Kelly was one of the biggest difference-makers, driving in four runs in all. Michael Busch added an RBI double in the fifth, giving the Cubs another key run in a game where almost every starter contributed.
The turning point came after the White Sox tied it
The White Sox briefly forced tension back into the game when Miguel Vargas launched a leadoff homer in the sixth off Cubs left-hander Ryan Rolison. That tied the score at 4-4, and Chicago threatened again by putting two more runners aboard before Trent Thornton entered and escaped the inning.
Counsell called the work of Thornton a “huge effort,” noting that the moment did not come in the ninth inning but still functioned like a save. The Cubs then answered in the seventh, when the offense quickly regained control with another decisive rally.

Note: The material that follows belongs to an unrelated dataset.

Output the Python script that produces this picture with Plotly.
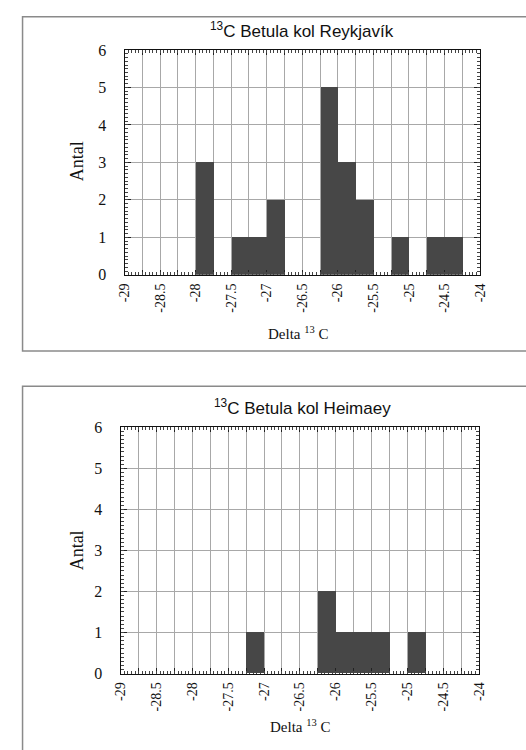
import plotly.graph_objects as go

W, H = 526, 750

# Histogram bins (left edge of each 0.25-wide bin) and counts
bin_width = 0.25
reyk_bin_start = [-28.0, -27.5, -27.25, -27.0, -26.25, -26.0, -25.75, -25.25, -24.75, -24.5]
reyk_counts = [3, 1, 1, 2, 5, 3, 2, 1, 1, 1]
heim_bin_start = [-27.25, -26.25, -26.0, -25.75, -25.5, -25.0]
heim_counts = [1, 2, 1, 1, 1, 1]

x_tick_labels = ["-29", "-28.5", "-28", "-27.5", "-27", "-26.5", "-26",
                 "-25.5", "-25", "-24.5", "-24"]
y_tick_labels = ["0", "1", "2", "3", "4", "5", "6"]

titles = ["<sup>13</sup>C Betula kol Reykjavík", "<sup>13</sup>C Betula kol Heimaey"]

BAR = "#474747"
GRID = "#a8a8a8"
SERIF = "Liberation Serif, Times New Roman, serif"
SANS = "Liberation Sans, Arial, Helvetica, sans-serif"


def px_x(p):
    return p / W


def px_y(p):
    return 1 - p / H


x_vals = [float(t) for t in x_tick_labels]
x_min, x_max = x_vals[0], x_vals[-1]
y_max = len(y_tick_labels) - 1

fig = go.Figure()

panels = [
    dict(starts=reyk_bin_start, counts=reyk_counts, dom_x=(121, 487), dom_y=(43, 273)),
    dict(starts=heim_bin_start, counts=heim_counts, dom_x=(117, 486), dom_y=(429, 681)),
]

for i, p in enumerate(panels):
    n = 2 * i + 1           # main axes: 1 and 3, fine-tick overlays: 2 and 4
    main = "" if n == 1 else str(n)
    over = str(n + 1)
    centers = [s + bin_width / 2 for s in p["starts"]]
    fig.add_trace(go.Bar(
        x=centers, y=p["counts"], width=bin_width,
        marker=dict(color=BAR, line=dict(width=0)),
        xaxis="x" + main, yaxis="y" + main, showlegend=False,
    ))
    # invisible trace so the overlay axes are laid out
    fig.add_trace(go.Scatter(
        x=centers, y=p["counts"], mode="markers", marker=dict(opacity=0),
        xaxis="x" + over, yaxis="y" + over, showlegend=False, hoverinfo="skip",
    ))
    dom_x = [px_x(p["dom_x"][0]), px_x(p["dom_x"][1])]
    dom_y = [px_y(p["dom_y"][1]), px_y(p["dom_y"][0])]
    # labelled axes with the grid
    fig.layout["xaxis" + main] = dict(
        domain=dom_x, anchor="y" + main, range=[x_min, x_max],
        tickmode="array", tickvals=x_vals, ticktext=x_tick_labels, tickangle=-90,
        ticks="inside", ticklen=5, tickcolor="#222", tickwidth=1,
        showgrid=True, gridcolor=GRID, gridwidth=1,
        minor=dict(dtick=0.25, ticks="inside", ticklen=5, tickcolor="#222",
                   showgrid=True, gridcolor=GRID, gridwidth=1),
        showline=True, linecolor="#111", linewidth=1.2, mirror="ticks",
        zeroline=False,
        tickfont=dict(family=SERIF, size=14, color="#111"),
        ticklabelstandoff=2,
    )
    fig.layout["yaxis" + main] = dict(
        domain=dom_y, anchor="x" + main, range=[0, y_max],
        tickmode="array", tickvals=list(range(len(y_tick_labels))), ticktext=y_tick_labels,
        ticks="inside", ticklen=6, tickcolor="#222", tickwidth=1,
        showgrid=True, gridcolor=GRID, gridwidth=1,
        showline=True, linecolor="#111", linewidth=1.2, mirror="ticks",
        zeroline=False,
        tickfont=dict(family=SERIF, size=16, color="#111"),
        ticklabelstandoff=14,
    )
    # unlabelled overlay axes carrying the fine inside tick marks
    fig.layout["xaxis" + over] = dict(
        domain=dom_x, anchor="y" + over, overlaying="x" + main, range=[x_min, x_max],
        dtick=0.05, tick0=x_min, ticks="inside", ticklen=3, tickcolor="#444",
        showticklabels=False, showgrid=False, zeroline=False,
        showline=False, mirror="ticks",
    )
    fig.layout["yaxis" + over] = dict(
        domain=dom_y, anchor="x" + over, overlaying="y" + main, range=[0, y_max],
        dtick=0.1, tick0=0, ticks="inside", ticklen=3, tickcolor="#444",
        showticklabels=False, showgrid=False, zeroline=False,
        showline=False, mirror="ticks",
    )

annotations = []
# panel titles
for t, yc in zip(titles, [22, 408]):
    annotations.append(dict(text=t, x=px_x(304), y=px_y(yc), xref="paper", yref="paper",
                            showarrow=False, xanchor="center", yanchor="middle",
                            font=dict(family=SANS, size=17, color="#111")))
# axis titles
for xc, yc in [(73, 157), (72, 555)]:
    annotations.append(dict(text="Antal", x=px_x(xc), y=px_y(yc), xref="paper", yref="paper",
                            showarrow=False, textangle=-90, xanchor="center", yanchor="middle",
                            font=dict(family=SERIF, size=18, color="#111")))
for xc, yc in [(300, 333), (302, 735)]:
    annotations.append(dict(text="Delta <sup>13</sup> C", x=px_x(xc), y=px_y(yc),
                            xref="paper", yref="paper", showarrow=False,
                            xanchor="center", yanchor="middle",
                            font=dict(family=SERIF, size=15, color="#111")))

# outer frames around each panel
shapes = [
    dict(type="rect", xref="paper", yref="paper", x0=px_x(16), x1=px_x(540),
         y0=px_y(351), y1=px_y(9), line=dict(color="#8a8a8a", width=1.5)),
    dict(type="rect", xref="paper", yref="paper", x0=px_x(16), x1=px_x(540),
         y0=px_y(770), y1=px_y(387), line=dict(color="#8a8a8a", width=1.5)),
]

fig.update_layout(
    width=W, height=H, margin=dict(l=0, r=0, t=0, b=0),
    paper_bgcolor="white", plot_bgcolor="white",
    bargap=0, annotations=annotations, shapes=shapes,
)

fig.write_html("out.html")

After singles from Alex Bregman and Suzuki, the Cubs loaded the bases with two outs when Matt Shaw was hit by a pitch. Kelly followed with an infield single up the third-base line, and Crow-Armstrong then delivered a run-scoring hit to right field to make it 6-4.
The eighth inning finished the job
Chicago put the game away with a four-run burst in the eighth. Swanson opened the frame with a double, and the White Sox struggled to find the strike zone as Jordan Hicks walked four batters in the inning.
One of those walks forced in a run, and Kelly capped the rally with a two-run ground-rule double that gave the Cubs a comfortable cushion. By the end of the night, Chicago had produced 14 hits, while all nine starters recorded at least one hit and 10 players reached base.
The numbers stood out because the Cubs had managed only 19 total hits in their previous five games. This was also the eighth time Chicago scored at least 10 runs and collected at least 14 hits against the White Sox, and the first such game on the South Side since a 12-5 win on May 8, 2014.
Crow-Armstrong said the club expects nights like this to be part of what the offense can do when it is working well. Counsell agreed that the group made every at-bat difficult for the White Sox, pointing to the mix of hits, walks and aggressive baserunning that gave the Cubs control from start to finish.